By combining international best practices with region-specific adjustments, engineers create transmission systems that are both robust and efficient for the long term.

ALSO READ: Transmission Line Insulators: Types, Performance, and Design Considerations

FAQs on Overhead Transmission Line Design

1. What is creepage distance in transmission lines?

Creepage distance is the shortest path electricity can travel along the surface of an insulator. In polluted or humid areas like Saudi coastal regions, longer creepage distances prevent flashovers caused by salt and dust deposits.

2. Why are orange balls installed on transmission lines?

The orange balls, called aerial markers, make overhead wires visible to pilots during the day. They are essential near airports, highways, and helicopter flight paths to prevent accidents.

3. How do transmission lines handle lightning strikes?

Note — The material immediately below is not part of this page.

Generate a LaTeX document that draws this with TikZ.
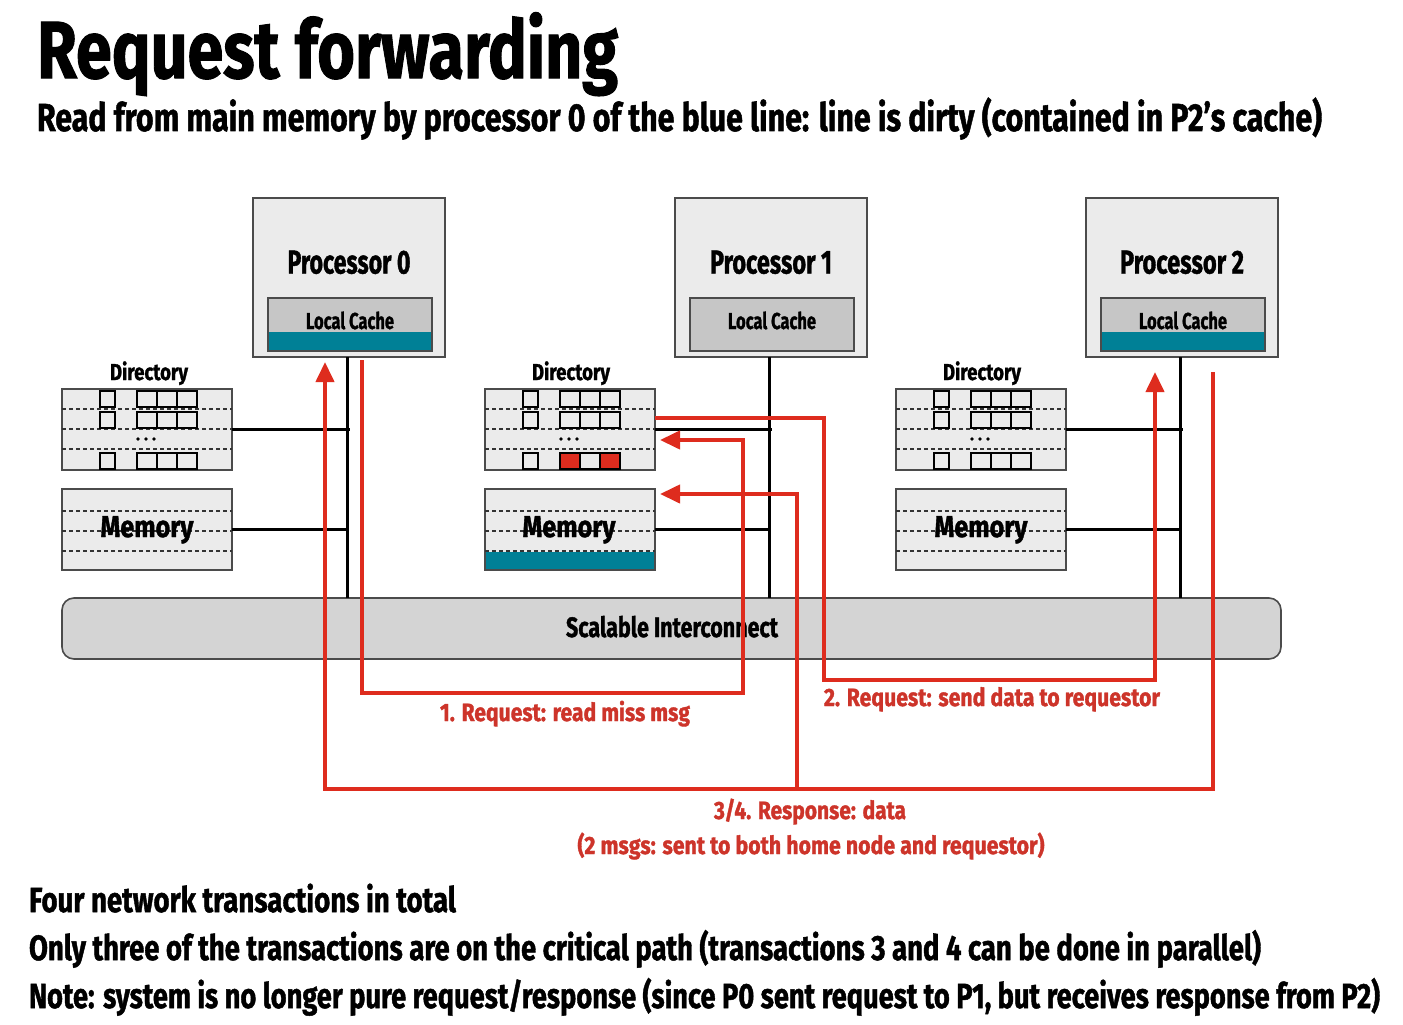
\documentclass[tikz,border=0pt]{standalone}
\usepackage{fontspec}
\setmainfont{Fira Sans}[BoldFeatures={FakeBold=1.4}]
\usetikzlibrary{arrows.meta,calc}
\definecolor{boxfill}{RGB}{235,235,235}
\definecolor{cachefill}{RGB}{198,198,198}
\definecolor{icfill}{RGB}{212,212,212}
\definecolor{edgegray}{RGB}{75,75,75}
\definecolor{tealc}{RGB}{0,128,150}
\definecolor{redc}{RGB}{222,44,30}
\definecolor{redtext}{RGB}{205,52,42}
\newcommand\fitbox[3]{\resizebox{#1pt}{\height}{\fontsize{#2pt}{#2pt}\selectfont\bfseries #3}}
\tikzset{
  procbox/.style={draw=edgegray,line width=1.6pt,fill=boxfill,inner sep=0,outer sep=0,minimum width=192pt,minimum height=159pt},
  cachebox/.style={draw=edgegray,line width=1.4pt,fill=cachefill,inner sep=0,outer sep=0,minimum width=164pt,minimum height=53pt},
  membox/.style={draw=edgegray,line width=1.6pt,fill=boxfill,inner sep=0,outer sep=0,minimum width=170pt,minimum height=81pt},
  icbox/.style={draw=edgegray,line width=1.6pt,fill=icfill,rounded corners=12pt,inner sep=0,outer sep=0,minimum width=1219pt,minimum height=61pt},
  lbl/.style={anchor=base,inner sep=0,outer sep=0},
  lblw/.style={anchor=base west,inner sep=0,outer sep=0},
  bus/.style={draw=black,line width=3pt},
  dashline/.style={draw=black!80,line width=1.4pt,dash pattern=on 4pt off 3pt},
  cell/.style={draw=black,line width=2pt},
  redline/.style={draw=redc,line width=4pt},
  redarrow/.style={draw=redc,line width=4pt,-{Triangle[length=20pt,width=18pt]}},
  dirgrid/.pic={
    \foreach \yy in {20,40,60} \draw[dashline] (0,\yy) -- (170,\yy);
    \foreach \r in {2,23,64} {
      \draw[cell] (38,\r) rectangle (53,\r+16);
      \draw[cell] (75,\r) rectangle (135,\r+16);
      \draw[cell] (95,\r) -- (95,\r+16);
      \draw[cell] (115,\r) -- (115,\r+16);
    }
    \foreach \xx in {76,84,92} \fill[black] (\xx,50) circle (1.9);
  },
  memgrid/.pic={
    \foreach \yy in {22,42,62} \draw[dashline] (0,\yy) -- (170,\yy);
  }
}
\begin{document}
\begin{tikzpicture}[x=1pt,y=-1pt]
\useasboundingbox (0,0) rectangle (1403,1025);
\fill[white] (0,0) rectangle (1403,1025);

% titles
\node[lblw] (title) at (37,78) {\fitbox{581}{81}{Request forwarding}};
\node[lblw] (subtitle) at (37,131) {\fitbox{1285}{39}{Read from main memory by processor 0 of the blue line: line is dirty (contained in P2’s cache)}};

% interconnect
\node[icbox] (IC) at (671.5,628.5) {};

% processors
\node[procbox] (P0) at (349,277.5) {};
\node[procbox] (P1) at (771,277.5) {};
\node[procbox] (P2) at (1182,277.5) {};
\node[cachebox] (C0) at (350,324.5) {};
\node[cachebox] (C1) at (772,324.5) {};
\node[cachebox] (C2) at (1183,324.5) {};
\fill[tealc] (C0.south west) rectangle ($(C0.south east)+(0,-19)$);
\fill[tealc] (C2.south west) rectangle ($(C2.south east)+(0,-19)$);
\draw[draw=edgegray,line width=1.4pt] (C0.south west) rectangle (C0.north east);
\draw[draw=edgegray,line width=1.4pt] (C2.south west) rectangle (C2.north east);

\node[lbl] (tp0) at (349,273.5) {\fitbox{123}{33}{Processor 0}};
\node[lbl] (tp1) at (771,273.5) {\fitbox{122}{33}{Processor 1}};
\node[lbl] (tp2) at (1182,273.5) {\fitbox{124}{33}{Processor 2}};
\node[lbl] (tc0) at (350,329) {\fitbox{88}{23}{Local Cache}};
\node[lbl] (tc1) at (772,329) {\fitbox{88}{23}{Local Cache}};
\node[lbl] (tc2) at (1183,329) {\fitbox{88}{23}{Local Cache}};

% directories
\node[membox] (D0) at (147,429.5) {};
\node[membox] (D1) at (570,429.5) {};
\node[membox] (D2) at (981,429.5) {};
\pic at (62,389) {dirgrid};
\pic at (485,389) {dirgrid};
\pic at (896,389) {dirgrid};
\draw[cell,fill=redc] (560,453) rectangle (580,469);
\draw[cell,fill=redc] (600,453) rectangle (620,469);
\node[lbl] (td0) at (149,380) {\fitbox{78}{23}{Directory}};
\node[lbl] (td1) at (571,380) {\fitbox{78}{23}{Directory}};
\node[lbl] (td2) at (982,380) {\fitbox{78}{23}{Directory}};

% memories
\node[membox] (M0) at (147,529.5) {};
\node[membox] (M1) at (570,529.5) {};
\node[membox] (M2) at (981,529.5) {};
\fill[tealc] (M1.south west) rectangle ($(M1.south east)+(0,-18)$);
\draw[draw=edgegray,line width=1.6pt] (M1.south west) rectangle (M1.north east);
\pic at (62,489) {memgrid};
\pic at (485,489) {memgrid};
\pic at (896,489) {memgrid};
\node[lbl] (tm0) at (147,537) {\fitbox{93}{30}{Memory}};
\node[lbl] (tm1) at (569,537) {\fitbox{93}{30}{Memory}};
\node[lbl] (tm2) at (981,537) {\fitbox{93}{30}{Memory}};

% buses
\coordinate (bus0) at (347,0);
\coordinate (bus1) at (769,0);
\coordinate (bus2) at (1180,0);
\draw[bus] (P0.south -| bus0) -- (IC.north -| bus0);
\draw[bus] (P1.south -| bus1) -- (IC.north -| bus1);
\draw[bus] (P2.south -| bus2) -- (IC.north -| bus2);
\draw[bus] (D0.east) -- ($(D0.east -| bus0)+(3,0)$);
\draw[bus] (D1.east) -- ($(D1.east -| bus1)+(3,0)$);
\draw[bus] (D2.east) -- ($(D2.east -| bus2)+(3,0)$);
\draw[bus] (M0.east) -- (M0.east -| bus0);
\draw[bus] (M1.east) -- (M1.east -| bus1);
\draw[bus] (M2.east) -- (M2.east -| bus2);

\node[lbl] (tic) at (672,637) {\fitbox{212}{28}{Scalable Interconnect}};

% red message paths
\coordinate (r1a) at (362,360);
\coordinate (k1) at (743,693);
\coordinate (d1in) at ($(D1.east)+(5,10.5)$);
\coordinate (d1out) at ($(D1.east)+(0,-11.5)$);
\coordinate (k2) at (824,680);
\coordinate (p2in) at (1155,372);
\coordinate (p2out) at (1213,372);
\coordinate (k3) at (325,789);
\coordinate (p0in) at (325,362);
\coordinate (k4) at (797,789);
\coordinate (m1in) at ($(M1.east)+(5,-35.5)$);

\draw[redarrow] (r1a) |- (k1) |- (d1in);
\draw[redarrow] (d1out) -| (k2) -| (p2in);
\draw[redarrow] (p2out) |- (k3) -- (p0in);
\draw[redarrow] (k4) |- (m1in);

% red labels
\node[lbl,text=redtext] (l1) at (565,721) {\fitbox{250}{25}{1. Request: read miss msg}};
\node[lbl,text=redtext] (l2) at (992,706) {\fitbox{336}{25}{2. Request: send data to requestor}};
\node[lbl,text=redtext] (l3) at (810,819) {\fitbox{192}{25}{3/4. Response: data}};
\node[lbl,text=redtext] (l4) at (811,854) {\fitbox{467}{25}{(2 msgs: sent to both home node and requestor)}};

% bottom notes
\node[lblw] (n1) at (29,912) {\fitbox{427}{35}{Four network transactions in total}};
\node[lblw] (n2) at (29,960) {\fitbox{1232}{35}{Only three of the transactions are on the critical path (transactions 3 and 4 can be done in parallel)}};
\node[lblw] (n3) at (29,1008) {\fitbox{1351}{35}{Note: system is no longer pure request/response (since P0 sent request to P1, but receives response from P2)}};
\end{tikzpicture}
\end{document}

High-voltage lines use overhead ground wires (also called shield wires) that intercept lightning. These wires safely redirect lightning energy into the ground, protecting the main conductors.

4. Why are towers sometimes painted in orange and white?

This is an aviation safety requirement. Towers near airports or in low-flying aircraft paths are painted in alternating orange and white bands to ensure maximum visibility.

5. What is the acceptable lightning outage rate for transmission lines?

For extra-high voltage lines (380–230 kV), the acceptable outage rate is less than 0.62 per 100 km per year. For lower voltages (69–132 kV), the limit is 2 per 100 km per year. This ensures a reliable power supply even in storm-prone regions.